“1516 yılının baharında, Yavuz Sultan Selim İstanbul'dan
Anadolu'ya hareket ediyordu. İstikameti nereye olacaktı?
Doğu Azerbaycan'a ilerleyip bir kaç sene önce Çaldıran'da hezimete
uğrattığı Şah İsmail ile tekrar mı karşılaşacaktı? Yoksa belki de
sefere çıkarken planlamadığı bir coğrafyaya mı ilerleyecekti?”
“Orta Doğu'yu ve dünyayı değiştiren yıl: 1516” başlığı ile Beyrut
Amerikan Üniversitesinde düzenlenen 3 günlük akademik konferans,
7-9 Aralık tarihlerinde gerçekleşti. Saygın Osmanlı tarihçisi
Abdurrahim Abu Husayin tarafından organize edilen konferans, Yunus
Emre Enstitüsünün katkıları ile gerçekleşti. Konferansta sunum
yapan Türk, Arap ve Batılı akademisyenler, Mercidabık Savaşını
farklı boyutları ile tartıştı. Sadece bölgeye değil, dünya tarihine
önemli bir etkisi olan, büyük siyasi, kültürel ve ekonomik
değişimler getiren bu tarihî an, Beyrut'ta masaya yatırıldı.
Yavuz Sultan Selim ve ordusu Anadolu'da ilerlerken asıl hedefleri
olan Şah İsmail, Tebriz'deydi. Yavuz Sultan Selim'in karşısına
çıkmak gibi bir niyeti de yoktu.
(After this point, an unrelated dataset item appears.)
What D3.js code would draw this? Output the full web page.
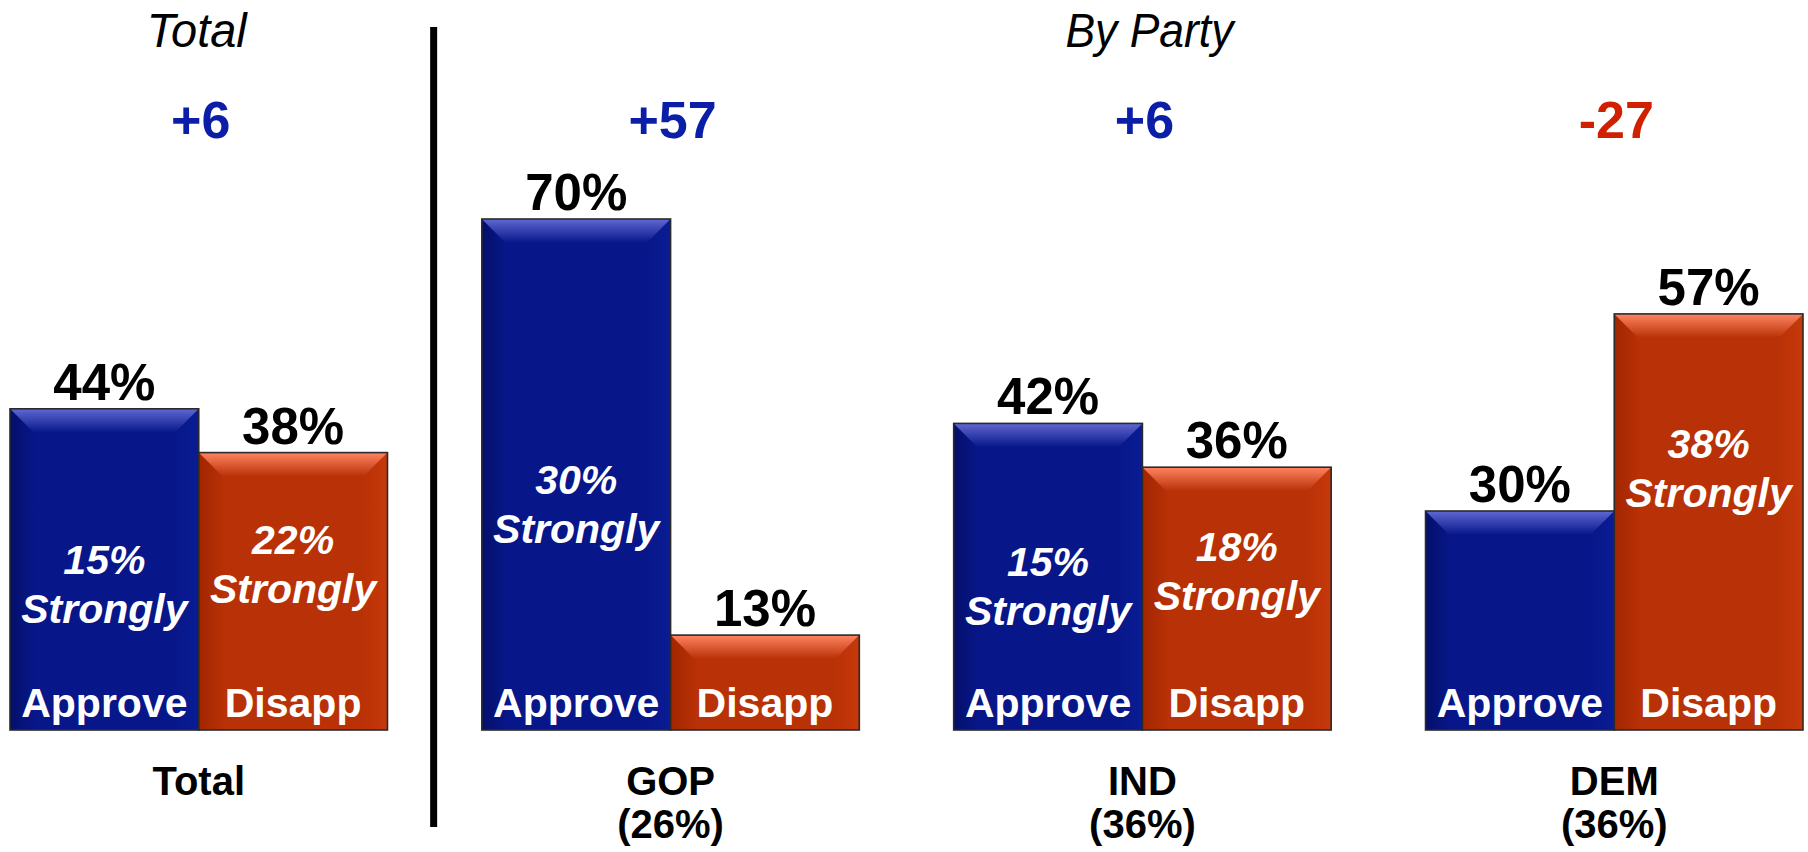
<!DOCTYPE html>
<html>
<head>
<meta charset="utf-8">
<script src="https://cdn.jsdelivr.net/npm/d3@7"></script>
<style>
  html, body { margin: 0; padding: 0; background: #fff; }
  svg { display: block; }
</style>
</head>
<body>
<svg id="chart" width="1808" height="852"></svg>
<script>
// ---- data ----
const groups = ["Total", "GOP", "IND", "DEM"];
const groupSub = ["", "(26%)", "(36%)", "(36%)"];
const seriesNames = ["Approve", "Disapp"];
const approve = [44, 70, 42, 30];
const disapprove = [38, 13, 36, 57];
const strongApprove = [15, 30, 15, null];
const strongDisapprove = [22, null, 18, 38];
const netLabels = ["+6", "+57", "+6", "-27"];
const sectionTitles = ["Total", "By Party"];
// label anchor levels (in % units, placed via y scale) for the "Strongly" line
const strongLevelApprove = [14.7, 25.6, 14.4, null];
const strongLevelDisapprove = [17.4, null, 16.4, 30.5];

// ---- layout ----
const svg = d3.select("#chart");
const x = d3.scaleBand().domain(groups).range([10, 1803]).paddingInner(0.2).paddingOuter(0);
const xi = d3.scaleBand().domain(seriesNames).range([0, x.bandwidth()]).padding(0);
const y = d3.scaleLinear().domain([0, 100]).range([730, 0]);

const palette = {
  Approve: { body: "#07178a", light: "#6068d2", dark: "#040f6a", side: "#0a1c94" },
  Disapp:  { body: "#b93106", light: "#ff8462", dark: "#a12600", side: "#c6390b" }
};

const defs = svg.append("defs");
seriesNames.forEach(s => {
  const c = palette[s];
  const top = defs.append("linearGradient").attr("id", "top-" + s)
    .attr("x1", 0).attr("y1", 0).attr("x2", 0).attr("y2", 1);
  top.append("stop").attr("offset", "0%").attr("stop-color", c.light);
  top.append("stop").attr("offset", "70%").attr("stop-color", c.body);
  top.append("stop").attr("offset", "100%").attr("stop-color", c.body);
  const left = defs.append("linearGradient").attr("id", "left-" + s)
    .attr("x1", 0).attr("y1", 0).attr("x2", 1).attr("y2", 0);
  left.append("stop").attr("offset", "0%").attr("stop-color", c.dark);
  left.append("stop").attr("offset", "100%").attr("stop-color", c.body);
  const right = defs.append("linearGradient").attr("id", "right-" + s)
    .attr("x1", 0).attr("y1", 0).attr("x2", 1).attr("y2", 0);
  right.append("stop").attr("offset", "0%").attr("stop-color", c.body);
  right.append("stop").attr("offset", "100%").attr("stop-color", c.side);
});

// build bar records
const bars = [];
groups.forEach((g, i) => {
  bars.push({ g, i, s: "Approve", v: approve[i], strong: strongApprove[i], lvl: strongLevelApprove[i] });
  bars.push({ g, i, s: "Disapp", v: disapprove[i], strong: strongDisapprove[i], lvl: strongLevelDisapprove[i] });
});

const bold = "'Liberation Sans', Arial, Helvetica, sans-serif";

const barG = svg.append("g").selectAll("g").data(bars).join("g")
  .attr("transform", d => `translate(${x(d.g) + xi(d.s)},0)`);

barG.each(function(d) {
  const g = d3.select(this);
  const w = xi.bandwidth();
  const t = y(d.v), b = y(0), h = b - t;
  const dep = Math.min(34, h / 2);
  const side = 26;
  g.append("rect").attr("x", 0).attr("y", t).attr("width", w).attr("height", h)
    .attr("fill", palette[d.s].body);
  // left shading
  g.append("polygon")
    .attr("points", [[0, t], [side, t + side], [side, b], [0, b]].map(p => p.join(",")).join(" "))
    .attr("fill", `url(#left-${d.s})`);
  // right shading
  g.append("polygon")
    .attr("points", [[w, t], [w - side, t + side], [w - side, b], [w, b]].map(p => p.join(",")).join(" "))
    .attr("fill", `url(#right-${d.s})`);
  // top bevel
  g.append("polygon")
    .attr("points", [[0, t], [w, t], [w - dep, t + dep], [dep, t + dep]].map(p => p.join(",")).join(" "))
    .attr("fill", `url(#top-${d.s})`);
  // outline
  g.append("rect").attr("x", 0).attr("y", t).attr("width", w).attr("height", h)
    .attr("fill", "none").attr("stroke", "#2a2a2a").attr("stroke-width", 1.6);

  // value label above
  g.append("text").attr("x", w / 2).attr("y", t - 9)
    .attr("text-anchor", "middle").attr("font-family", bold).attr("font-weight", "bold")
    .attr("font-size", 51).attr("fill", "#000").text(d.v + "%");

  // series label at bottom
  g.append("text").attr("x", w / 2).attr("y", b - 13)
    .attr("text-anchor", "middle").attr("font-family", bold).attr("font-weight", "bold")
    .attr("font-size", 41).attr("fill", "#fff").text(d.s);

  // strongly label
  if (d.strong != null) {
    const yb = y(d.lvl);
    g.append("text").attr("x", w / 2).attr("y", yb - 49)
      .attr("text-anchor", "middle").attr("font-family", bold).attr("font-weight", "bold")
      .attr("font-style", "italic").attr("font-size", 41).attr("fill", "#fff").text(d.strong + "%");
    g.append("text").attr("x", w / 2).attr("y", yb)
      .attr("text-anchor", "middle").attr("font-family", bold).attr("font-weight", "bold")
      .attr("font-style", "italic").attr("font-size", 41).attr("fill", "#fff").text("Strongly");
  }
});

// net labels
svg.append("g").selectAll("text").data(groups).join("text")
  .attr("x", g => x(g) + x.bandwidth() / 2 + 2)
  .attr("y", 138)
  .attr("text-anchor", "middle").attr("font-family", bold).attr("font-weight", "bold")
  .attr("font-size", 52)
  .attr("fill", (g, i) => netLabels[i].startsWith("-") ? "#d02000" : "#0b1ea8")
  .text((g, i) => netLabels[i]);

// category labels
const cat = svg.append("g").selectAll("text").data(groups).join("text")
  .attr("x", g => x(g) + x.bandwidth() / 2)
  .attr("y", 795)
  .attr("text-anchor", "middle").attr("font-family", bold).attr("font-weight", "bold")
  .attr("font-size", 40).attr("fill", "#000");
cat.append("tspan").attr("x", g => x(g) + x.bandwidth() / 2).text(g => g);
cat.filter((g, i) => groupSub[i] !== "").append("tspan")
  .attr("x", g => x(g) + x.bandwidth() / 2).attr("dy", 43)
  .text(g => groupSub[groups.indexOf(g)]);

// divider
const divX = (x("Total") + x.bandwidth() + x("GOP")) / 2 - 1;
svg.append("line").attr("x1", divX).attr("x2", divX).attr("y1", 27).attr("y2", 827)
  .attr("stroke", "#000").attr("stroke-width", 7);

// section titles
const narrow = "'Liberation Sans Narrow', 'Arial Narrow', 'Liberation Sans', sans-serif";
const partyCenter = (x("GOP") + x("DEM") + x.bandwidth()) / 2 + 7;
const titleData = [
  { t: sectionTitles[0], cx: x("Total") + x.bandwidth() / 2 - 2, len: 100 },
  { t: sectionTitles[1], cx: partyCenter, len: 168 }
];
svg.append("g").selectAll("text").data(titleData).join("text")
  .attr("x", d => d.cx - d.len / 2).attr("y", 47)
  .attr("font-family", narrow).attr("font-style", "italic").attr("font-weight", "normal")
  .attr("font-size", 48).attr("fill", "#000")
  .attr("textLength", d => d.len).attr("lengthAdjust", "spacingAndGlyphs")
  .text(d => d.t);
</script>
</body>
</html>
Bu sırada Yavuz Sultan Selim ile
Şah İsmail arasında arabuluculuk rolü oynamaya çalışan Memlük
Sultanı Kansu Gavrı ise kendi sonunu hazırlıyordu. Yavuz Sultan
Selim ani bir kararla ordusunun yönünü güney olarak belirledi.
24 Ağustos 1516 günü Memlük Sultanı Kansu Gavrı Halep'e yakın Dabık
kasabasındaydı. 70 yaşındaki Sultan, 15 senedir hükümdarı olduğu
Memlük ordusunun başında savaş meydanında beklerken bir zamanların
en büyük İslam devletlerinden birinin ve kendi hayatının sonunun
yaklaştığını muhtemelen düşünmüyordu.
20.000 civarındaki Memlük askeri savaş alanında görkemli
görünüyordu. Parlak renklerle bezenmiş ipek kaftanları üzerinde
olan askerler ince işçilikle yapılmış altın kaplamalı çelik
kılıçları ile bekliyordu.
Karşılarında ise Yavuz Sultan Selim ve ordusu vardı.